Exercise directions
Repeat everything from the first line of the listing below through the line that contains "(gsc7) at (647,177)", exactly. Leave out pictures.

((

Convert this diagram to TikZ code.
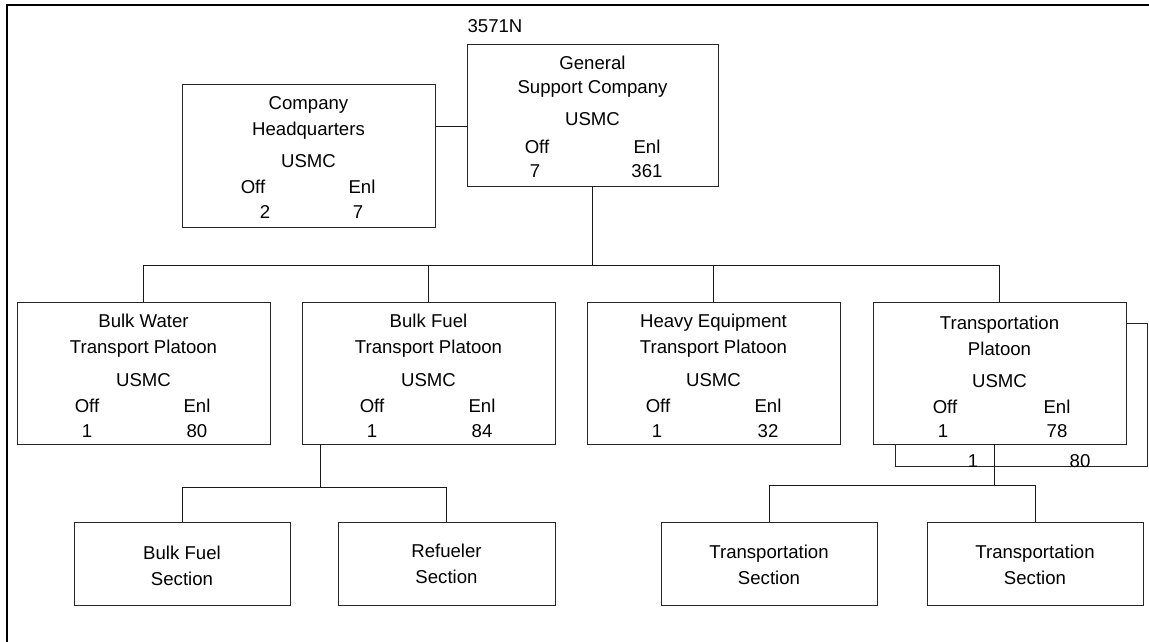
\documentclass[tikz,border=0pt]{standalone}
\usepackage{fontspec}
\setmainfont{Liberation Sans}
\usetikzlibrary{calc}
\begin{document}
\begin{tikzpicture}[x=1pt,y=-1pt,
  boxst/.style={draw=black!85, line width=1pt, fill=white, rectangle, inner sep=0pt, outer sep=0pt},
  lbl/.style={anchor=base, inner sep=0pt, font=\fontsize{18.6}{22}\selectfont},
  conn/.style={draw=black!90, line width=1pt},
  frameline/.style={draw=black, line width=2.2pt}]
\useasboundingbox (0,0) rectangle (1149,642);
\fill[white] (0,0) rectangle (1149,642);
% frame
\coordinate (ftl) at (7,5);
\coordinate (ftr) at (1149,5);
\coordinate (fbl) at (7,642);
\draw[frameline] (ftr) -- (ftl) -- (fbl);

% ---------- General Support Company ----------
\node[lbl] (code) at (495,33) {3571N};
\node[boxst, minimum width=251pt, minimum height=141pt] (GSC) at (592.5,115.5) {};
\node[lbl] (gsc1) at (592.5,70) {General};
\node[lbl] (gsc2) at (592.5,94) {Support Company};
\node[lbl] (gsc3) at (592.5,125) {USMC};
\node[lbl] (gsc4) at (537,153) {Off};
\node[lbl] (gsc5) at (647,153) {Enl};
\node[lbl] (gsc6) at (535,177) {7};
\node[lbl] (gsc7) at (647,177) {361};

% ---------- Company Headquarters ----------
\node[boxst, minimum width=253pt, minimum height=142pt] (HQ) at (308.5,156) {};
\node[lbl] (hq1) at (308.5,110) {Company};
\node[lbl] (hq2) at (308.5,135) {Headquarters};
\node[lbl] (hq3) at (308.5,167) {USMC};
\node[lbl] (hq4) at (253,193) {Off};
\node[lbl] (hq5) at (362,193) {Enl};
\node[lbl] (hq6) at (265,218) {2};
\node[lbl] (hq7) at (358,218) {7};

\coordinate (hqc) at ($(HQ.north east)+(0,41)$);
\draw[conn] (hqc) -- (GSC.west |- hqc);

% ---------- Platoons ----------
\node[boxst, minimum width=253pt, minimum height=142pt] (BW) at (143.5,373) {};
\node[lbl] (bw1) at (143.5,327) {Bulk Water};
\node[lbl] (bw2) at (143.5,353) {Transport Platoon};
\node[lbl] (bw3) at (143.5,386) {USMC};
\node[lbl] (bw4) at (87,412) {Off};
\node[lbl] (bw5) at (197,412) {Enl};
\node[lbl] (bw6) at (87,437) {1};
\node[lbl] (bw7) at (197,437) {80};

\node[boxst, minimum width=253pt, minimum height=142pt] (BF) at (428.5,373) {};
\node[lbl] (bf1) at (428.5,327) {Bulk Fuel};
\node[lbl] (bf2) at (428.5,353) {Transport Platoon};
\node[lbl] (bf3) at (428.5,386) {USMC};
\node[lbl] (bf4) at (372,412) {Off};
\node[lbl] (bf5) at (482,412) {Enl};
\node[lbl] (bf6) at (372,437) {1};
\node[lbl] (bf7) at (482,437) {84};

\node[boxst, minimum width=253pt, minimum height=142pt] (HE) at (713.5,373) {};
\node[lbl] (he1) at (713.5,327) {Heavy Equipment};
\node[lbl] (he2) at (713.5,353) {Transport Platoon};
\node[lbl] (he3) at (713.5,386) {USMC};
\node[lbl] (he4) at (658,412) {Off};
\node[lbl] (he5) at (768,412) {Enl};
\node[lbl] (he6) at (657,437) {1};
\node[lbl] (he7) at (768,437) {32};

% shadow box behind Transportation Platoon
\node[boxst, minimum width=252pt, minimum height=143pt] (TPS) at (1021,394.5) {};
\node[lbl] (tps1) at (973,467) {1};
\node[lbl] (tps2) at (1080,467) {80};

\node[boxst, minimum width=253pt, minimum height=142pt] (TP) at (999.5,373) {};
\node[lbl] (tp1) at (999.5,329) {Transportation};
\node[lbl] (tp2) at (999.5,355) {Platoon};
\node[lbl] (tp3) at (999.5,387) {USMC};
\node[lbl] (tp4) at (945,413) {Off};
\node[lbl] (tp5) at (1057,413) {Enl};
\node[lbl] (tp6) at (943,437) {1};
\node[lbl] (tp7) at (1057,437) {78};

% bus from GSC to platoons
\coordinate (bus) at (0,265);
\draw[conn] (GSC.south) -- (GSC.south |- bus);
\draw[conn] (BW.north) -- (BW.north |- bus) -- (TP.north |- bus) -- (TP.north);
\draw[conn] (BF.north) -- (BF.north |- bus);
\draw[conn] (HE.north) -- (HE.north |- bus);

% ---------- Sections ----------
\node[boxst, minimum width=216pt, minimum height=83pt] (BFS) at (182,563.5) {};
\node[lbl] (bfs1) at (182,559) {Bulk Fuel};
\node[lbl] (bfs2) at (182,585) {Section};

\node[boxst, minimum width=217pt, minimum height=83pt] (RS) at (446.5,563.5) {};
\node[lbl] (rs1) at (446.5,557) {Refueler};
\node[lbl] (rs2) at (446.5,583) {Section};

\node[boxst, minimum width=216pt, minimum height=83pt] (TS1) at (769,563.5) {};
\node[lbl] (ts11) at (769,558) {Transportation};
\node[lbl] (ts12) at (769,584) {Section};

\node[boxst, minimum width=216pt, minimum height=83pt] (TS2) at (1035,563.5) {};
\node[lbl] (ts21) at (1035,558) {Transportation};
\node[lbl] (ts22) at (1035,584) {Section};

% sub-buses
\coordinate (bfd) at ($(BF.south west)+(18,0)$);
\coordinate (lbus) at (0,487);
\draw[conn] (bfd) -- (bfd |- lbus);
\draw[conn] (BFS.north) -- (BFS.north |- lbus) -- (RS.north |- lbus) -- (RS.north);

\coordinate (tpd) at ($(TP.south)+(-5.5,0)$);
\coordinate (rbus) at (0,485);
\draw[conn] (tpd) -- (tpd |- rbus);
\draw[conn] (TS1.north) -- (TS1.north |- rbus) -- (TS2.north |- rbus) -- (TS2.north);
\end{tikzpicture}
\end{document}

))

Output for this task
Convert this diagram to TikZ code.
\documentclass[tikz,border=0pt]{standalone}
\usepackage{fontspec}
\setmainfont{Liberation Sans}
\usetikzlibrary{calc}
\begin{document}
\begin{tikzpicture}[x=1pt,y=-1pt,
  boxst/.style={draw=black!85, line width=1pt, fill=white, rectangle, inner sep=0pt, outer sep=0pt},
  lbl/.style={anchor=base, inner sep=0pt, font=\fontsize{18.6}{22}\selectfont},
  conn/.style={draw=black!90, line width=1pt},
  frameline/.style={draw=black, line width=2.2pt}]
\useasboundingbox (0,0) rectangle (1149,642);
\fill[white] (0,0) rectangle (1149,642);
% frame
\coordinate (ftl) at (7,5);
\coordinate (ftr) at (1149,5);
\coordinate (fbl) at (7,642);
\draw[frameline] (ftr) -- (ftl) -- (fbl);

% ---------- General Support Company ----------
\node[lbl] (code) at (495,33) {3571N};
\node[boxst, minimum width=251pt, minimum height=141pt] (GSC) at (592.5,115.5) {};
\node[lbl] (gsc1) at (592.5,70) {General};
\node[lbl] (gsc2) at (592.5,94) {Support Company};
\node[lbl] (gsc3) at (592.5,125) {USMC};
\node[lbl] (gsc4) at (537,153) {Off};
\node[lbl] (gsc5) at (647,153) {Enl};
\node[lbl] (gsc6) at (535,177) {7};
\node[lbl] (gsc7) at (647,177) {361};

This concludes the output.